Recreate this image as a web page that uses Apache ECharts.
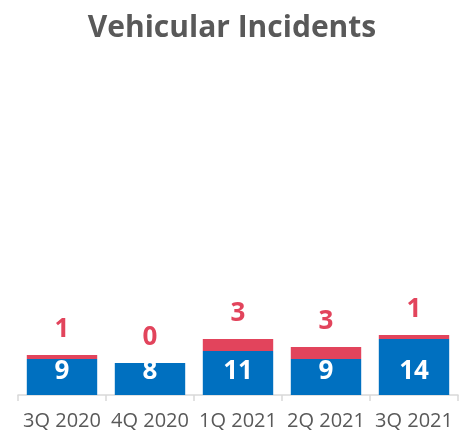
<!DOCTYPE html>
<html>
<head>
<meta charset="utf-8">
<script src="https://cdn.jsdelivr.net/npm/echarts@6/dist/echarts.min.js"></script>
<style>
  html, body { margin: 0; padding: 0; background: #fff; }
  #chart { width: 464px; height: 435px; }
</style>
</head>
<body>
<div id="chart"></div>
<script>
var quarters = ['3Q 2020', '4Q 2020', '1Q 2021', '2Q 2021', '3Q 2021'];
var baseIncidents = [9, 8, 11, 9, 14];
var extraIncidents = [1, 0, 3, 3, 1];

var chart = echarts.init(document.getElementById('chart'));
chart.setOption({
    animation: false,
    title: {
        text: 'Vehicular Incidents',
        left: 'center',
        top: 8,
        textStyle: {
            fontFamily: 'Open Sans',
            fontWeight: 'bold',
            fontSize: 30,
            color: '#595959'
        }
    },
    grid: {left: 18, right: 6, top: 155, bottom: 40},
    xAxis: {
        type: 'category',
        data: quarters,
        axisLine: {lineStyle: {color: '#d9d9d9', width: 1.5}},
        axisTick: {show: true, length: 6, lineStyle: {color: '#d9d9d9', width: 1.5}},
        axisLabel: {
            interval: 0,
            hideOverlap: false,
            margin: 16,
            fontFamily: 'Open Sans',
            fontSize: 20,
            color: '#595959'
        }
    },
    yAxis: {
        type: 'value',
        min: 0,
        max: 60,
        show: false
    },
    series: [
        {
            name: 'base',
            type: 'bar',
            stack: 'total',
            data: baseIncidents,
            barCategoryGap: '20%',
            itemStyle: {color: '#0070c0'},
            label: {
                show: true,
                position: 'insideBottom',
                distance: 10,
                fontFamily: 'Open Sans',
                fontWeight: 'bold',
                fontSize: 26,
                color: '#ffffff'
            }
        },
        {
            name: 'extra',
            type: 'bar',
            stack: 'total',
            data: extraIncidents,
            itemStyle: {color: '#e2445c'},
            label: {
                show: true,
                position: 'top',
                distance: 12,
                fontFamily: 'Open Sans',
                fontWeight: 'bold',
                fontSize: 26,
                color: '#e2445c'
            }
        }
    ]
});
</script>
</body>
</html>
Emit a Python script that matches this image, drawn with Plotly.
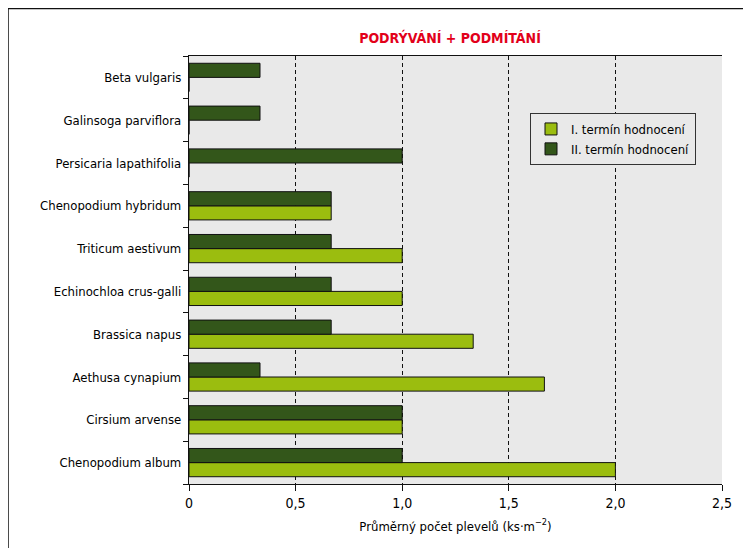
import plotly.graph_objects as go

categories = [
    "Chenopodium album",
    "Cirsium arvense",
    "Aethusa cynapium",
    "Brassica napus",
    "Echinochloa crus-galli",
    "Triticum aestivum",
    "Chenopodium hybridum",
    "Persicaria lapathifolia",
    "Galinsoga parviflora",
    "Beta vulgaris",
]
termin_I = [2.0, 1.0, 1.667, 1.333, 1.0, 1.0, 0.667, 0, 0, 0]
termin_II = [1.0, 1.0, 0.333, 0.667, 0.667, 0.667, 0.667, 1.0, 0.333, 0.333]
tick_vals = [0, 0.5, 1.0, 1.5, 2.0, 2.5]
tick_text = ["0", "0,5", "1,0", "1,5", "2,0", "2,5"]

FONT = "DejaVu Sans Condensed, Liberation Sans Narrow, Arial Narrow, sans-serif"

fig = go.Figure()
fig.add_trace(go.Bar(
    y=categories, x=termin_I, orientation="h", name="I. termín hodnocení",
    marker=dict(color="#9bbd0f", line=dict(color="#111111", width=1)),
))
fig.add_trace(go.Bar(
    y=categories, x=termin_II, orientation="h", name="II. termín hodnocení",
    marker=dict(color="#33561a", line=dict(color="#111111", width=1)),
))

# the page places the figure with an 8px body offset; positions below are
# given in screen pixels and converted to figure pixels
OFF = 8
W, H = 751, 548
L, R, T, B = 189 - OFF, 722 - OFF, 56 - OFF, 484 - OFF
pw, ph = R - L, B - T

def px_x(p):
    return (p - OFF - L) / pw

def px_y(p):
    return (B - (p - OFF)) / ph

fig.update_layout(
    width=W, height=H,
    margin=dict(l=L, r=W - R, t=T, b=H - B, autoexpand=False),
    paper_bgcolor="white",
    plot_bgcolor="#e9e9e9",
    barmode="group",
    bargap=0.34,
    bargroupgap=0,
    font=dict(family=FONT, size=13, color="#000000"),
    title=dict(
        text="<b>PODRÝVÁNÍ + PODMÍTÁNÍ</b>",
        font=dict(family=FONT, size=14, color="#e2001a"),
        x=(450 - OFF) / W, xanchor="center",
        y=1 - (38 - OFF) / H, yanchor="middle",
    ),
    legend=dict(
        x=px_x(530), y=px_y(113), xanchor="left", yanchor="top",
        bgcolor="#e9e9e9", bordercolor="#333333", borderwidth=1,
        traceorder="normal",
        font=dict(family=FONT, size=13, color="#000000"),
    ),
    xaxis=dict(
        range=[0, 2.5], automargin=False,
        tickvals=tick_vals, ticktext=tick_text,
        tickfont=dict(family=FONT, size=14, color="#000000"),
        showgrid=True, gridcolor="#111111", griddash="4px,3px", gridwidth=1,
        showline=True, linecolor="#111111", linewidth=1.3, mirror=True,
        ticks="outside", ticklen=6, tickcolor="#111111",
        zeroline=False,
        title=dict(text="Průměrný počet plevelů (ks·m<sup>−2</sup>)", standoff=11,
                   font=dict(family=FONT, size=13, color="#000000")),
    ),
    yaxis=dict(
        type="category", automargin=False,
        categoryorder="array", categoryarray=categories,
        tickfont=dict(family=FONT, size=13, color="#000000"),
        showgrid=False,
        showline=True, linecolor="#111111", linewidth=1.3,
        ticks="outside", ticklen=5, tickcolor="#111111", tickson="boundaries",
        ticklabelstandoff=4,
        zeroline=False,
    ),
    shapes=[dict(
        type="rect", xref="paper", yref="paper",
        x0=px_x(8), x1=px_x(780), y0=px_y(580), y1=px_y(8.5),
        line=dict(color="#111111", width=1.5), fillcolor="rgba(0,0,0,0)",
        layer="above",
    )],
)

fig.write_html("out.html")
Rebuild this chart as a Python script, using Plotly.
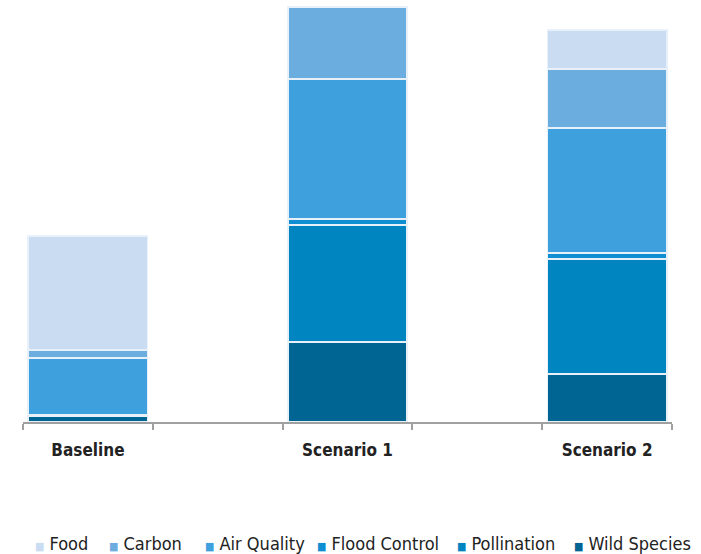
import plotly.graph_objects as go

# Categories (blank spacer slots keep the wide gaps between scenarios)
categories = ["Baseline", " ", "Scenario 1", "  ", "Scenario 2"]
scenarios = ["Baseline", "Scenario 1", "Scenario 2"]

# Ecosystem service values per scenario (stacked bottom to top)
wild_species = [6, 80, 48]
pollination = [0, 117, 115]
flood_control = [1, 6, 6]
air_quality = [57, 140, 125]
carbon = [8, 72, 59]
food = [114, 0, 39]

series = [
    ("Wild Species", wild_species, "#006592"),
    ("Pollination", pollination, "#0085c0"),
    ("Flood Control", flood_control, "#0f8fd2"),
    ("Air Quality", air_quality, "#3ea0dc"),
    ("Carbon", carbon, "#6cade0"),
    ("Food", food, "#c9dcf1"),
]

FONT = "DejaVu Sans Condensed, Liberation Sans Narrow, Arial Narrow, sans-serif"

fig = go.Figure()
for name, vals, color in series:
    fig.add_trace(go.Bar(
        name=name,
        x=scenarios,
        y=vals,
        marker=dict(color=color, line=dict(color="#e8f1fa", width=1.5)),
        width=0.92,
        showlegend=False,
    ))

# Legend row drawn as text items: Food first, Wild Species last
legend_left_px = [33, 107, 203, 315, 455, 572]
plot_left, plot_w = 23, 649
for (name, _, color), px in zip(reversed(series), legend_left_px):
    fig.add_annotation(
        xref="paper", yref="paper",
        x=(px - plot_left) / plot_w, y=-0.289,
        xanchor="left", yanchor="middle",
        showarrow=False,
        text=f"<span style='color:{color};font-size:11px'>■</span> {name}",
        font=dict(family=FONT, size=18, color="#222"),
    )

fig.update_layout(
    barmode="stack",
    width=701,
    height=554,
    margin=dict(l=23, r=29, t=3, b=132, autoexpand=False),
    plot_bgcolor="white",
    paper_bgcolor="white",
    font=dict(family=FONT, color="#222"),
    xaxis=dict(
        type="category",
        categoryorder="array",
        categoryarray=categories,
        range=[-0.5, 4.5],
        tickson="boundaries",
        ticks="outside",
        ticklen=6,
        tickcolor="#a0a0a0",
        tickwidth=1.5,
        showline=True,
        linecolor="#a0a0a0",
        linewidth=1.5,
        showgrid=False,
        tickfont=dict(family=FONT, size=17, color="#222", weight="bold"),
        ticklabelstandoff=12,
    ),
    yaxis=dict(
        range=[0, 419],
        visible=False,
        showgrid=False,
    ),
    showlegend=False,
)

fig.write_html("out.html")
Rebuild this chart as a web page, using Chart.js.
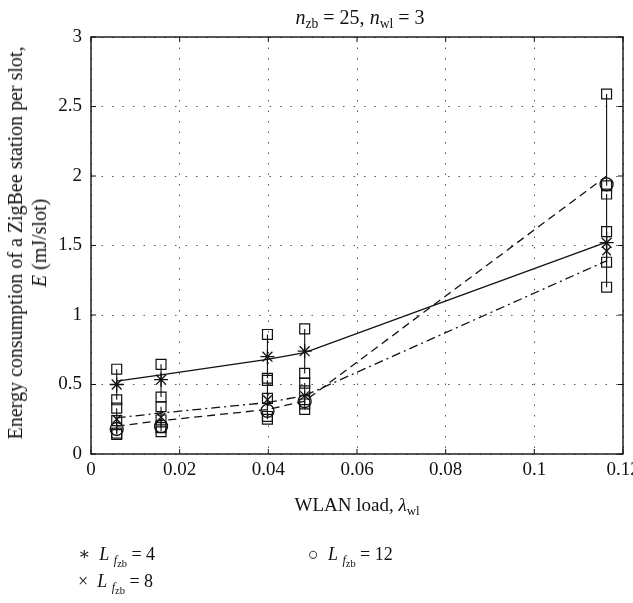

• _Work required_: Restate the lines of the records exactly, starting at the first and stopping after the line with "var extraIncidents = [1, 0, 3, 3, 1];". Leave out any picture.

• _Final result_:
Recreate this image as a web page that uses Apache ECharts.
<!DOCTYPE html>
<html>
<head>
<meta charset="utf-8">
<script src="https://cdn.jsdelivr.net/npm/echarts@6/dist/echarts.min.js"></script>
<style>
  html, body { margin: 0; padding: 0; background: #fff; }
  #chart { width: 464px; height: 435px; }
</style>
</head>
<body>
<div id="chart"></div>
<script>
var quarters = ['3Q 2020', '4Q 2020', '1Q 2021', '2Q 2021', '3Q 2021'];
var baseIncidents = [9, 8, 11, 9, 14];
var extraIncidents = [1, 0, 3, 3, 1];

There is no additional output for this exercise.